Thursday, August 27, 2009

One more little story

As my husband and I look through our photos, it occurs to me that I'd really like to tell the story of my mother's dress.

It begins back in November of '08. I had ordered my bridal gown from a store on the East Coast, and on a visit out to see us, I took my mom to the bridal salon to take a look.

We walked through the first floor of the bridal salon, and the owner, seeing a potential sales opportunity, said cheerfully, "and THIS is our mother of the bride section!"

"Horrified" would be too mild a word to describe my mom's expression. We were surrounded by taffeta, satin, sequins, Dynasty shoulder pads, and matronly skirts cut straight from hip to floor. As we ascended the stairs to the bride's section, my mom whispered to me, "I don't have to wear ... uh ... floor-length, do I?" ("Floor-length" being the most polite way for her to explain what was wrong with the frumpy formalwear downstairs.)

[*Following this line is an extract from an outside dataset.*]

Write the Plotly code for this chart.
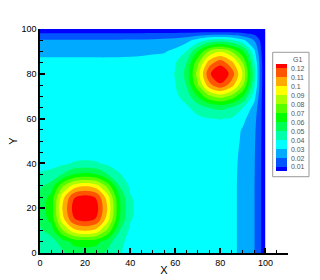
import plotly.graph_objects as go

# grid coordinates (X, Y)
x_vals = [0, 5, 10, 15, 20, 25, 30, 35, 40, 45, 50, 55, 60, 65, 70, 75, 80, 85, 90, 95, 98, 100]
y_vals = [0, 5, 10, 15, 20, 25, 30, 35, 40, 45, 50, 55, 60, 65, 70, 75, 80, 85, 90, 95, 98, 100]

# G1 values, one row per y value
g1_y0 = [.043, .042, .048, .054, .056, .054, .048, .041, .037, .035, .035, .035, .035, .035, .035, .035, .035, .0335, .026, .0205, .0105, 0]
g1_y5 = [.042, .0455, .055, .063, .064, .063, .0545, .043, .037, .035, .035, .035, .035, .035, .035, .035, .035, .0335, .026, .0205, .0105, 0]
g1_y10 = [.048, .055, .079, .096, .101, .096, .0775, .051, .038, .035, .035, .035, .035, .035, .035, .035, .035, .0335, .026, .0205, .0105, 0]
g1_y15 = [.054, .063, .096, .119, .124, .119, .094, .0605, .041, .035, .035, .035, .035, .035, .035, .035, .035, .0335, .026, .0205, .0105, 0]
g1_y20 = [.056, .064, .101, .124, .137, .124, .099, .063, .042, .035, .035, .035, .035, .035, .035, .035, .035, .0335, .026, .0205, .0105, 0]
g1_y25 = [.054, .063, .096, .119, .124, .119, .094, .0605, .041, .035, .035, .035, .035, .035, .035, .035, .035, .0335, .026, .0205, .0105, 0]
g1_y30 = [.048, .0545, .0775, .094, .099, .094, .076, .0505, .038, .035, .035, .035, .035, .035, .035, .035, .035, .0335, .026, .0205, .0105, 0]
g1_y35 = [.041, .043, .051, .0605, .063, .0605, .0505, .041, .036, .035, .035, .035, .035, .035, .035, .035, .035, .0335, .0263, .0207, .0106, 0]
g1_y40 = [.037, .037, .038, .041, .042, .041, .038, .036, .035, .035, .035, .035, .035, .035, .035, .035, .035, .0336, .0267, .0209, .0107, 0]
g1_y45 = [.035, .035, .035, .035, .035, .035, .035, .035, .035, .035, .035, .035, .035, .035, .035, .035, .035, .0337, .0275, .0212, .0108, 0]
g1_y50 = [.035, .035, .035, .035, .035, .035, .035, .035, .035, .035, .035, .035, .035, .035, .035, .035, .035, .0340, .0284, .0216, .0110, 0]
g1_y55 = [.035, .035, .035, .035, .035, .035, .035, .035, .035, .035, .035, .035, .035, .035, .035, .035, .035, .0345, .0291, .0222, .0113, 0]
g1_y60 = [.035, .035, .035, .035, .035, .035, .035, .035, .035, .035, .035, .035, .0353, .0360, .0379, .0397, .0405, .0392, .0325, .0235, .0115, 0]
g1_y65 = [.035, .035, .035, .035, .035, .035, .035, .035, .035, .035, .035, .035, .0360, .0384, .0444, .0506, .0530, .0498, .0403, .0265, .0118, 0]
g1_y70 = [.035, .035, .035, .035, .035, .035, .035, .035, .035, .035, .035, .035, .0379, .0444, .0611, .0782, .0850, .0770, .0603, .0341, .0127, 0]
g1_y75 = [.035, .035, .035, .035, .035, .035, .035, .035, .035, .035, .035, .035, .0397, .0506, .0782, .1068, .1180, .1050, .0809, .0419, .0136, 0]
g1_y80 = [.035, .035, .035, .035, .035, .035, .035, .035, .035, .035, .035, .035, .0405, .0530, .0850, .1180, .1310, .1160, .0890, .0450, .0140, 0]
g1_y85 = [.0335, .0335, .0335, .0335, .0335, .0335, .0335, .0335, .0336, .0337, .0340, .0345, .0392, .0498, .0770, .1050, .1160, .1032, .0796, .0413, .0134, 0]
g1_y90 = [.026, .026, .026, .026, .026, .026, .026, .0263, .0267, .0275, .0284, .0291, .0325, .0403, .0603, .0809, .0890, .0796, .0616, .0326, .0111, 0]
g1_y95 = [.0205, .0205, .0205, .0205, .0205, .0205, .0205, .0207, .0209, .0212, .0216, .0222, .0235, .0265, .0341, .0419, .0450, .0413, .0326, .0195, .0078, 0]
g1_y98 = [.0105, .0105, .0105, .0105, .0105, .0105, .0105, .0106, .0107, .0108, .0110, .0113, .0115, .0118, .0127, .0136, .0140, .0134, .0111, .0078, .0038, 0]
g1_y100 = [0, 0, 0, 0, 0, 0, 0, 0, 0, 0, 0, 0, 0, 0, 0, 0, 0, 0, 0, 0, 0, 0]

g1_rows = [g1_y0, g1_y5, g1_y10, g1_y15, g1_y20, g1_y25, g1_y30, g1_y35, g1_y40, g1_y45,
           g1_y50, g1_y55, g1_y60, g1_y65, g1_y70, g1_y75, g1_y80, g1_y85, g1_y90, g1_y95,
           g1_y98, g1_y100]

# contour levels and legend labels
level_values = [0.01, 0.02, 0.03, 0.04, 0.05, 0.06, 0.07, 0.08, 0.09, 0.10, 0.11, 0.12]
level_labels = ["0.01", "0.02", "0.03", "0.04", "0.05", "0.06", "0.07", "0.08", "0.09", "0.1", "0.11", "0.12"]
band_colors = ["#0000ff", "#0055ff", "#00aaff", "#00ffff", "#00ffaa", "#00ff55", "#00ff00",
               "#55ff00", "#aaff00", "#ffff00", "#ffaa00", "#ff5500", "#ff0000"]

# work in hundredths so that contour levels are exact integers
scale = 100
z = [[v * scale for v in row] for row in g1_rows]
n = len(band_colors) - 1
colorscale = [[i / n, c] for i, c in enumerate(band_colors)]

fig = go.Figure(go.Contour(
    x=x_vals, y=y_vals, z=z,
    contours=dict(start=level_values[0] * scale, end=level_values[-1] * scale,
                  size=(level_values[1] - level_values[0]) * scale,
                  coloring="fill", showlines=False),
    line=dict(width=0, smoothing=1.0),
    colorscale=colorscale,
    colorbar=dict(
        tickmode="array",
        tickvals=[v * scale for v in level_values],
        ticktext=level_labels,
        tickfont=dict(size=7, color="#555"),
        ticks="outside", ticklen=3, tickcolor="rgba(0,0,0,0)",
        thickness=11,
        lenmode="pixels", len=106.6,
        x=0.938, xanchor="left",
        y=0.6027, yanchor="middle",
        outlinewidth=0,
        borderwidth=0,
        bgcolor="rgba(0,0,0,0)",
        xpad=3, ypad=0,
    ),
    hoverinfo="skip",
))

axis_common = dict(
    ticks="inside", ticklen=5, tickwidth=1.5, tickcolor="black",
    showline=True, linecolor="black", linewidth=1.5, mirror=False,
    showgrid=False, zeroline=False, automargin=False,
    tickfont=dict(size=9, color="black"),
    minor=dict(tick0=0, dtick=5, ticks="inside", ticklen=3, tickwidth=1, tickcolor="black", showgrid=False),
)

fig.update_xaxes(range=[0, 110], tick0=0, dtick=20,
                 title=dict(text="X", font=dict(size=11, color="black"), standoff=0),
                 **axis_common)
fig.update_yaxes(range=[0, 100], tick0=0, dtick=20,
                 title=dict(text="Y", font=dict(size=11, color="black"), standoff=2),
                 **axis_common)

# legend frame and title
fig.add_shape(type="rect", xref="paper", yref="paper",
              x0=0.9383, x1=1.0847, y0=0.3406, y1=0.896,
              line=dict(color="#999", width=1), fillcolor="white", layer="above")
fig.add_annotation(text="G1", xref="paper", yref="paper", x=1.040, y=0.866,
                   showarrow=False, font=dict(size=7, color="#555"),
                   xanchor="center", yanchor="middle")

fig.update_layout(
    width=320, height=280,
    margin=dict(l=40, r=32, t=29, b=27),
    paper_bgcolor="white", plot_bgcolor="white",
    font=dict(family="Liberation Sans, Arial, sans-serif", color="black"),
    showlegend=False,
)

fig.write_html("out.html")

"Of course not, we're getting married outside in the summer," I replied.

Not really my mom's style. Image from

Thus began my mom's quest for a dress for our wedding. From my own vantage point, 2000 miles away, I could tell it wasn't an easy one. She soon learned not to tell anyone at the store she was shopping for her daughter's wedding, because she'd be led straight to the sequined taffeta jackets. And just as I was nervous about everyone looking at me and wanting to look my best (oh so vain and shallow, I know), my mom was feeling the "you're the MOTHER of the BRIDE" pressure and was second-guessing her desire for a pretty, brightly colored sundress -- was that formal enough? Fancy enough? Would people judge her for not choosing the traditional MOB regalia?

But finally, one day in Macy's, she found a royal purple dress with a faux wrap waist and bright coral, white, and black flowers on the hem. It was pretty, and bright, and just her color, and comfortable cotton instead of non-breathing polyester satin. She bought it. And she looked fabulous.

So mothers of the bride out there, if you're like my mom and your reaction to the MOB section in a typical bridal salon is "ugh ... really?," don't let anyone (especially anyone standing to make money off your transaction) bully you into thinking that this is the only acceptable way for the MOB to dress. Work your own style, be comfortable, and you'll be radiant. My mom's non-MOB dress is one of my favorite "wedding details" from our photos.


Abbie said...

My mom went with the first dress we found... after six months of looking at every other dress out there. She didn't want to look like a MOB, but she also wanted to not be too loud. She LOVED a blue dress with fun fabric flowers and ruffles, but then she felt like everyone would be looking at her... so she went neutral. I think it's hard when your mother has never been a MOB before to know what they even want!

LPC said...

MOB here. So with you on this one. I still have my Doc Martens for crissake. Way to early to go to Dowdytown, even for my beloved daughter. Should the day come when my darling one decides to marry, I will ask her what her parameters are, I will show her what I like, and then we will discuss until she and I can agree. I imagine it will not involve much disagreement at all, and I am sure she would be horrified to see me in floor length polyester for the first time at her wedding.

anna and the ring said...

Oh I totally agree. MOB style in magazines is evil. I actually would like my mother (and future mother) to look nice. My mother has great legs. (I unfortunately inherited my fathers!)

Bride in Exile said...

LPC, I hope someday to see a Polyvore board on your blog showing us your mother of the bride ensemble! If your daughter's like me, she'll more or less give you free reign over your outfit. I knew she'd find something great, and so will you :-)

Greta said...

My mother had the same reaction to the dresses when my sister was getting married. She ended up making her dress, and being the second prettiest lady there!